Typical Stepfamily Development
Phases
Compared to average intact
biofamilies, typical multi-generational stepfamilies
must negotiate many extra phases in their evolutionary path. They usually have more related adults and kids; many more
concurrent
conflicts
and adjustment tasks; and different social, co-parenting, religious, and
legal environments. These combine to create many more possible routes to the final
family-development step of "co-parent death and survivors' grieving."
Note that
there
are over
100 structural types of stepfamily. In America,
about 90% of these
follow
one or both partners' divorces. The rest follow the death of a spouse.
Each type follows some version of
this basic stepfamily-developmental cycle:
1) One or two divorces
or mate-deaths, followed by...
2)Surviving adults, kids, and emotionally-bonded
relatives grieving (or ignoring) their divorce or death-related
losses
over time; and...
3)A
one or two-home absent-parent (vs.
"single-parent") nuclear family stabilizing (or not). "Stabilizing"
requires all relatives to adapt to or resolve significant family conflicts over
parenting responsibilities, and child custody,
visitations, and financial support. Eventually...
4) One
co-parent begins to date a
new partner
with or without kids; and...
5)The couple eventually
chooses a dwelling (his, hers, or new) and cohabits, with or without re/
marrying, and with or without existing kids.
This causes...
6)The merger and gradual
grieving and restabilizing (or not) of the three or more co-parents' extended biofamilies.
This simple
sentence describes a stunningly complex process of...
accepting (or ignoring) their new
stepfamily
identity, and
agreeing on (or disputing) who
belongs
to this new family system; and over time...
learning and adapting to (or ignoring)
stepfamily norms and realities, and...
working together to master up to 36
concurrent personal and family-adjustment
tasks that can span a decade or more. How
these tasks progress creates many unique stepfamily-development paths.
To
achieve a stable
high-nurturance stepfamily, all adults
must (a) navigate through this array of alien new tasks
successfully, while they help each of their dependent kids to
fill up to 35 unique adjustment needs.
The adults must do
this at the same time their youngsters are negotiating their own developmental
steps toward stable adult independence. Each adult is going through their
own
developmental (mid-life, retirement, aging) phases, too.
Never a dull moment!
Another
probable development phase can occur during steps 4-6 above:
7*) An ex-mate gets re/married, re/divorced,
and/or has a(nother) child. Each time this happens, the whole
extended-stepfamily system must (a) adjust it's membership,
roles, rules, priorities, rituals, asset ownerships, allegiances, dreams, loyalties, and
logistics again; (b) grieve the old ones, and (c) restabilize. Typically
this takes four or more years from the new couple's commitment. .

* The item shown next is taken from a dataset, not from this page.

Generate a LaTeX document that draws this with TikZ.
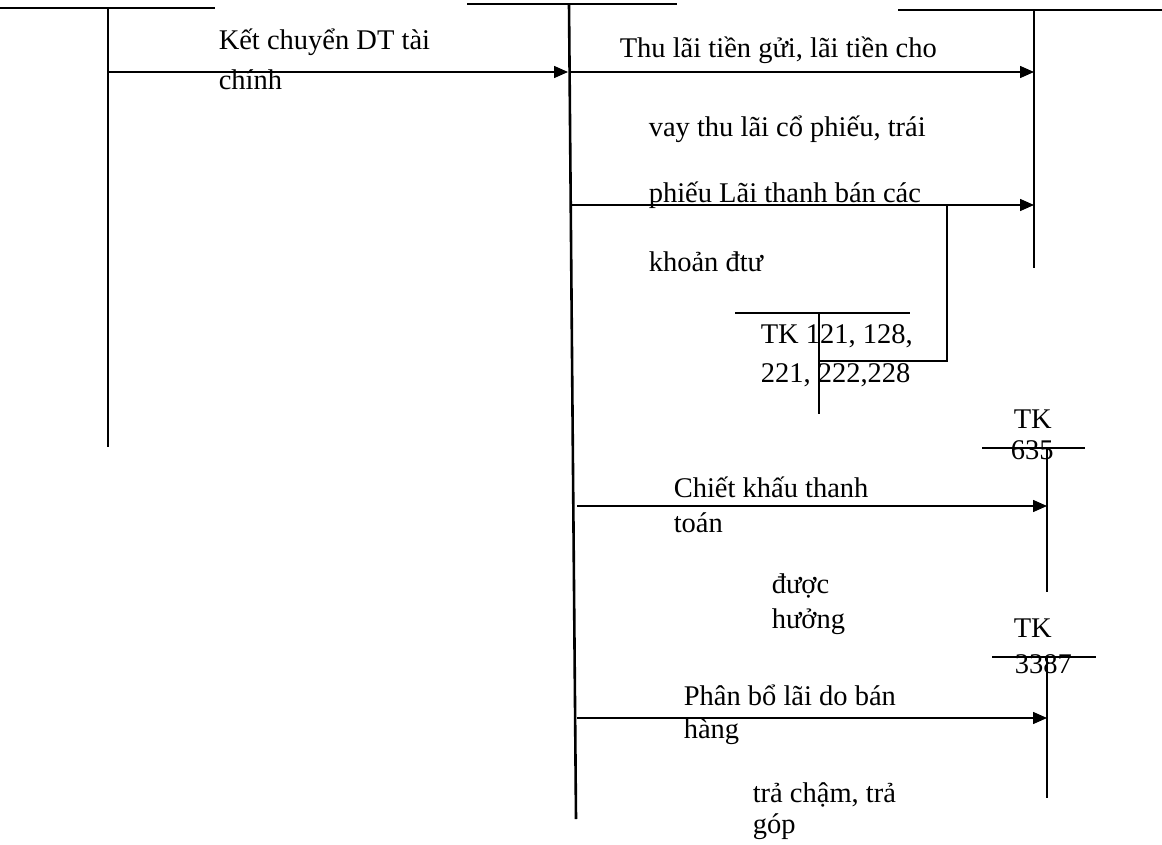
\documentclass[tikz,border=0pt]{standalone}
\usepackage{fontspec}
\setmainfont{Liberation Serif}
\usetikzlibrary{arrows.meta}

\begin{document}
\begin{tikzpicture}[x=1pt, y=-1pt, line width=1.5pt,
    lbl/.style={anchor=base west, inner sep=0pt, font=\fontsize{28.5}{34}\selectfont},
    arr/.style={-{Triangle[length=14pt,width=12pt]}}]
  \useasboundingbox (0,0) rectangle (1162,845);

  % T accounts
  \coordinate (lA) at (0,8);     \coordinate (lB) at (215,8);
  \coordinate (lT) at (108,8);   \coordinate (lE) at (108,447);
  \coordinate (mA) at (467,4);   \coordinate (mB) at (677,4);
  \coordinate (mT) at (569,4);   \coordinate (mE) at (576,819);
  \coordinate (rA) at (898,10);  \coordinate (rB) at (1162,10);
  \coordinate (rT) at (1034,10); \coordinate (rE) at (1034,268);
  \coordinate (kA) at (735,313); \coordinate (kB) at (910,313);
  \coordinate (kT) at (819,313); \coordinate (kE) at (819,414);
  \coordinate (cA) at (982,448); \coordinate (cB) at (1085,448);
  \coordinate (cT) at (1047,448); \coordinate (cE) at (1047,592);
  \coordinate (pA) at (992,657); \coordinate (pB) at (1096,657);
  \coordinate (pT) at (1047,657); \coordinate (pE) at (1047,798);

  \draw (lA) -- (lB); \draw (lT) -- (lE);
  \draw (mA) -- (mB); \draw[line width=2.6pt] (mT) -- (mE);
  \draw (rA) -- (rB); \draw (rT) -- (rE);
  \draw (kA) -- (kB); \draw (kT) -- (kE);
  \draw (cA) -- (cB); \draw (cT) -- (cE);
  \draw (pA) -- (pB); \draw (pT) -- (pE);

  % Arrows
  \coordinate (a1) at (108,72);  \coordinate (a1e) at (568,72);
  \coordinate (a2) at (569,72);  \coordinate (a2e) at (1034,72);
  \coordinate (a3) at (570,205); \coordinate (a3e) at (1034,205);
  \coordinate (a4) at (577,506); \coordinate (a4e) at (1047,506);
  \coordinate (a5) at (577,718); \coordinate (a5e) at (1047,718);
  \coordinate (k1) at (819,361); \coordinate (k2) at (947,205);

  \draw[arr] (a1) -- (a1e);
  \draw[arr] (a2) -- (a2e);
  \draw[arr] (a3) -- (a3e);
  \draw[arr] (a4) -- (a4e);
  \draw[arr] (a5) -- (a5e);
  \draw (k1) -| (k2);

  % Labels
  \node[lbl] (t1) at (218,50) {Kết chuyển DT tài};
  \node[lbl] (t1b) at (218,90) {chính};
  \node[lbl] (t2) at (619,58) {Thu lãi tiền gửi, lãi tiền cho};
  \node[lbl] (t2b) at (648,137) {vay thu lãi cổ phiếu, trái};
  \node[lbl] (t2c) at (648,203) {phiếu Lãi thanh bán các};
  \node[lbl] (t2d) at (648,272) {khoản đtư};
  \node[lbl] (k121) at (760,343) {TK 121, 128,};
  \node[lbl] (k121b) at (760,382) {221, 222,228};
  \node[lbl] (c635) at (1013,428) {TK};
  \node[lbl] (c635b) at (1010,459) {635};
  \node[lbl] (t4) at (673,497) {Chiết khấu thanh};
  \node[lbl] (t4b) at (673,532) {toán};
  \node[lbl] (t4c) at (771,593) {được};
  \node[lbl] (t4d) at (771,628) {hưởng};
  \node[lbl] (p3387) at (1013,637) {TK};
  \node[lbl] (p3387b) at (1014,673) {3387};
  \node[lbl] (t5) at (683,705) {Phân bổ lãi do bán};
  \node[lbl] (t5b) at (683,738) {hàng};
  \node[lbl] (t5c) at (752,802) {trả chậm, trả};
  \node[lbl] (t5d) at (752,833) {góp};
\end{tikzpicture}
\end{document}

Restabilizing (or not) is largely determined by...
effectiveness of your adult members'
communication, plus...
the extent of their stepfamily awareness and
knowledge,
plus...
the (emotional + mental + physical + spiritual) health and
priorities of
the stepfamily's leaders.
* This re/marriage-adjustment phase can
be repeated several times, so it's a developmental "corkscrew" (a spiral
through time) vs. the traditional intact biofamily's straight
evolutionary path.
Each version of this
phase can take many years.
Eventually...
8) The
youngest stepchild or half-sibling leaves home for good, and the traditional
biofamily develop-mental phases (grandchildren > retirement > death) run their
course. These developmental phases usually involve many more people in a
stepfamily than in average extended biofamilies. Your stepfamily's developmental path "ends" when (a) the youngest of your three or more related
co-parents dies and (b) is grieved "enough."
Depending on several key variables, any stepfamily will have one
of three possible outcomes as it moves through these
developmental stages. Knowledge of these outcomes can
help co-parents make healthy decisions as they work at merging
their biofamilies and stabilizing their complex new stepfamily
system.
Three
Possible
Stepfamily Growth Paths
The paths over time are...
stable bonding, nurturing, and fulfilling
("functional"),
enduring significant pain and stress
("dysfunctional," low-nurturance); and...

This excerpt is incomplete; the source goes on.